American pursuit pilot during World War I

Alvin Andrew Callender (4 July 1893 – 30 October 1918) was an American pursuit pilot and a flying ace in World War I.

He died near Ghislain, France in combat on 30 October 1918.

==Biography==
Born in New Orleans in 1893, he was a graduate of Tulane University with a degree in architecture. Callender served on the Mexican border with the National Guard in 1916.

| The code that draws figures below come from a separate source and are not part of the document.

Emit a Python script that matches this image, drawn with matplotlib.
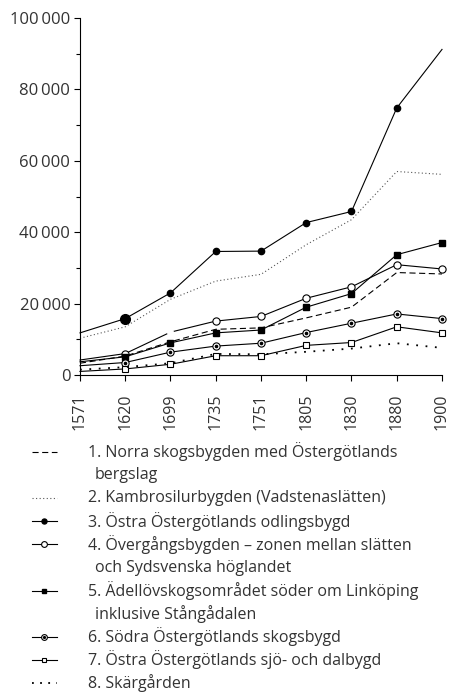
import matplotlib
matplotlib.use('Agg')
import matplotlib.pyplot as plt
from matplotlib.ticker import MultipleLocator, FuncFormatter

plt.rcParams['font.family'] = ['Open Sans', 'DejaVu Sans']

# data (inhabitants per area)
years = ['1571', '1620', '1699', '1735', '1751', '1805', '1830', '1880', '1900']
s1 = [3300, 5300, 9300, 12800, 13200, 16000, 19000, 28700, 28300]
s2 = [10300, 13500, 21200, 26300, 28200, 36500, 43500, 57000, 56200]
s3 = [11800, 15800, 23000, 34600, 34700, 42700, 45800, 74800, 91200]
s4 = [4200, 6000, 12000, 15100, 16400, 21500, 24700, 30900, 29700]
s5 = [3700, 5100, 9000, 11800, 12600, 19000, 22800, 33700, 37100]
s6 = [2600, 3500, 6400, 8100, 8900, 11900, 14500, 17100, 15800]
s7 = [1000, 1700, 3000, 5400, 5400, 8300, 9100, 13500, 11800]
s8 = [1500, 2200, 3300, 5900, 5800, 6500, 7400, 8900, 7600]

labels = [
    ('1. Norra skogsbygden med Östergötlands', 'bergslag'),
    ('2. Kambrosilurbygden (Vadstenaslätten)', None),
    ('3. Östra Östergötlands odlingsbygd', None),
    ('4. Övergångsbygden – zonen mellan slätten', 'och Sydsvenska höglandet'),
    ('5. Ädellövskogsområdet söder om Linköping', 'inklusive Stångådalen'),
    ('6. Södra Östergötlands skogsbygd', None),
    ('7. Östra Östergötlands sjö- och dalbygd', None),
    ('8. Skärgården', None),
]

lw = 0.8
txt = '#333333'

# one style per series, shared by the chart and the legend
styles = [
    dict(color='black', lw=lw, dashes=(5.5, 3.2)),
    dict(color='#555555', lw=lw, dashes=(1, 2.2)),
    dict(color='black', lw=lw, marker='o', ms=4.5),
    dict(color='black', lw=lw, marker='o', ms=5.2, mfc='white', mec='black', mew=0.8),
    dict(color='black', lw=lw, marker='s', ms=4),
    dict(color='black', lw=lw, marker='o', ms=5.2, mfc='white', mec='black', mew=0.8),
    dict(color='black', lw=lw, marker='s', ms=4.3, mfc='white', mec='black', mew=0.8),
    dict(color='black', lw=1.3, dashes=(1, 4.2)),
]

fig = plt.figure(figsize=(4.6, 6.99), dpi=100)

# legend drawn in pixel coordinates below the chart
leg = fig.add_axes([0, 0, 1, 1])
leg.set_xlim(0, 460)
leg.set_ylim(699, 0)
leg.axis('off')

ax = fig.add_axes([80 / 460, 1 - 375 / 699, 362 / 460, 357 / 699])
x = list(range(len(years)))
series = [s1, s2, s3, s4, s5, s6, s7, s8]

for i, (s, st) in enumerate(zip(series, styles)):
    kw = dict(st)
    if 'marker' in kw:
        if i == 2:
            kw['markevery'] = list(range(1, 8))
        elif i == 3:
            kw['markevery'] = [1, 3, 4, 5, 6, 7, 8]
        else:
            kw['markevery'] = list(range(1, 9))
    ax.plot(x, s, clip_on=False, **kw)
    if i == 2:
        ax.plot(x[1], s[1], 'o', color='black', ms=7, clip_on=False)
    if i == 3:
        ax.plot(x[2], s[2], 'o', mfc='white', mec='white', ms=4)
    if i == 5:
        ax.plot(x[1:], s[1:], 'o', color='black', ms=1.6, lw=0, clip_on=False)

ax.set_xlim(0, len(years) - 1)
ax.set_ylim(0, 100000)
ax.set_xticks(x)
ax.set_xticklabels(years, rotation=90)
ax.yaxis.set_major_locator(MultipleLocator(20000))
ax.yaxis.set_minor_locator(MultipleLocator(10000))
ax.yaxis.set_major_formatter(FuncFormatter(lambda v, p: f'{int(v):,}'.replace(',', '\u2009')))
ax.tick_params(axis='y', which='major', direction='out', length=4, width=0.8, pad=3,
               labelsize=12, labelcolor=txt)
ax.tick_params(axis='y', which='minor', direction='out', length=3, width=0.8)
ax.tick_params(axis='x', direction='out', length=4, width=0.8, pad=9,
               labelsize=11.5, labelcolor=txt)
for side in ['top', 'right']:
    ax.spines[side].set_visible(False)
for side in ['left', 'bottom']:
    ax.spines[side].set_linewidth(0.8)

row = 452
step = 23.1
for i, (first, second) in enumerate(labels):
    kw = dict(styles[i])
    if 'marker' in kw:
        kw['markevery'] = [1]
        kw['ms'] = kw['ms'] * 0.8
    if i == 7:
        kw['dashes'] = (1, 3.5)
    leg.plot([32, 44.5, 57], [row, row, row], **kw)
    if i == 5:
        leg.plot(44.5, row, 'o', color='black', ms=1.3)
    leg.text(88, row, first, fontsize=11.5, color=txt, va='center')
    row += step
    if second:
        leg.text(95, row, second, fontsize=11.5, color=txt, va='center')
        row += step

fig.savefig('out.png', dpi=100)
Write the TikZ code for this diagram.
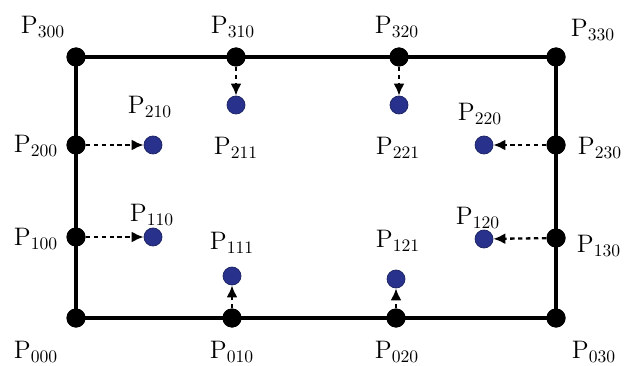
\documentclass[tikz,border=0pt]{standalone}
\usepackage{amsmath}
\usepackage{tikz}
\usetikzlibrary{arrows.meta}
\definecolor{cDot}{RGB}{40,50,140}
\tikzset{
	ctrlpt/.style  ={circle, fill=black, minimum size=0.38cm, inner sep=0pt},
	innerpt/.style ={circle, fill=cDot, draw=cDot!70!black, minimum size=0.36cm, inner sep=0pt},
	ptlabel/.style ={font=\Large, inner sep=1pt},
	border/.style  ={line width=2.1pt},
	shiftarr/.style={-{Latex[length=2.4mm, width=2.2mm]}, line width=1.3pt, dash pattern=on 2.5pt off 2pt},
}
\begin{document}
\begin{tikzpicture}
	\useasboundingbox (0,0) rectangle (12.62,7.30);
	% boundary control points
	\node[ctrlpt] (P300) at (1.52,6.16) {};
	\node[ctrlpt] (P310) at (4.72,6.16) {};
	\node[ctrlpt] (P320) at (7.98,6.16) {};
	\node[ctrlpt] (P330) at (11.12,6.16) {};
	\node[ctrlpt] (P200) at (1.52,4.40) {};
	\node[ctrlpt] (P230) at (11.12,4.40) {};
	\node[ctrlpt] (P100) at (1.52,2.56) {};
	\node[ctrlpt] (P130) at (11.12,2.54) {};
	\node[ctrlpt] (P000) at (1.52,0.94) {};
	\node[ctrlpt] (P010) at (4.64,0.94) {};
	\node[ctrlpt] (P020) at (7.92,0.94) {};
	\node[ctrlpt] (P030) at (11.12,0.94) {};
	\draw[border] (P000.center) -- (P030.center) -- (P330.center) -- (P300.center) -- cycle;
	% redraw the dots on top of the edges
	\foreach \n in {P300,P310,P320,P330,P200,P230,P100,P130,P000,P010,P020,P030}
		\fill (\n) circle (0.19);
	% inner points
	\node[innerpt] (P211) at (4.72,5.20) {};
	\node[innerpt] (P221) at (7.98,5.20) {};
	\node[innerpt] (P210) at (3.06,4.40) {};
	\node[innerpt] (P220) at (9.68,4.40) {};
	\node[innerpt] (P110) at (3.06,2.56) {};
	\node[innerpt] (P120) at (9.68,2.52) {};
	\node[innerpt] (P111) at (4.64,1.78) {};
	\node[innerpt] (P121) at (7.92,1.72) {};
	% dashed shifts
	\draw[shiftarr] (P310) -- (P211);
	\draw[shiftarr] (P320) -- (P221);
	\draw[shiftarr] (P200) -- (P210);
	\draw[shiftarr] (P230) -- (P220);
	\draw[shiftarr] (P100) -- (P110);
	\draw[shiftarr] (P130) -- (P120);
	\draw[shiftarr] (P010) -- (P111);
	\draw[shiftarr] (P020) -- (P121);
	% labels
	\node[ptlabel] (lP300) at (0.86,6.76) {$\mathrm{P}_{300}$};
	\node[ptlabel] (lP310) at (4.66,6.76) {$\mathrm{P}_{310}$};
	\node[ptlabel] (lP320) at (7.94,6.76) {$\mathrm{P}_{320}$};
	\node[ptlabel] (lP330) at (11.86,6.70) {$\mathrm{P}_{330}$};
	\node[ptlabel] (lP210) at (3.00,5.16) {$\mathrm{P}_{210}$};
	\node[ptlabel] (lP211) at (4.72,4.34) {$\mathrm{P}_{211}$};
	\node[ptlabel] (lP221) at (7.96,4.34) {$\mathrm{P}_{221}$};
	\node[ptlabel] (lP220) at (9.60,5.02) {$\mathrm{P}_{220}$};
	\node[ptlabel] (lP200) at (0.72,4.38) {$\mathrm{P}_{200}$};
	\node[ptlabel] (lP230) at (12.00,4.34) {$\mathrm{P}_{230}$};
	\node[ptlabel] (lP110) at (3.04,3.00) {$\mathrm{P}_{110}$};
	\node[ptlabel] (lP111) at (4.64,2.44) {$\mathrm{P}_{111}$};
	\node[ptlabel] (lP121) at (7.96,2.48) {$\mathrm{P}_{121}$};
	\node[ptlabel] (lP120) at (9.56,2.94) {$\mathrm{P}_{120}$};
	\node[ptlabel] (lP100) at (0.72,2.52) {$\mathrm{P}_{100}$};
	\node[ptlabel] (lP130) at (11.98,2.38) {$\mathrm{P}_{130}$};
	\node[ptlabel] (lP000) at (0.72,0.26) {$\mathrm{P}_{000}$};
	\node[ptlabel] (lP010) at (4.64,0.26) {$\mathrm{P}_{010}$};
	\node[ptlabel] (lP020) at (7.94,0.26) {$\mathrm{P}_{020}$};
	\node[ptlabel] (lP030) at (11.88,0.26) {$\mathrm{P}_{030}$};
\end{tikzpicture}
\end{document}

Callender joined the Royal Flying Corps at Camp Baden, Canada in June 1917. He attended RFC training schools at Fort Worth, Texas and also in England, where he was at the Central Flying School. He was deployed to France and assigned to 32 Squadron, equipped with SE-5As. Shortly after his second victory he was shot down by an enemy fighter on 10 June, but survived unhurt. He was promoted to flight commander in early September 1918, however, on 30 October he was again shot down. He crashed within British lines and later died of his injuries. He was awarded eight aerial victories, his last being achieved on 24 September 1918.

==Eponyms==

- New Orleans' first municipal airport was named Alvin Callender Field in 1926.
- A Civil Air Patrol composite squadron in New Orleans Lakefront Airport (KNEW) was named in his honor.
- Alvin Callender Street, New Orleans, LA is a small road in Uptown New Orleans by the Mississippi River.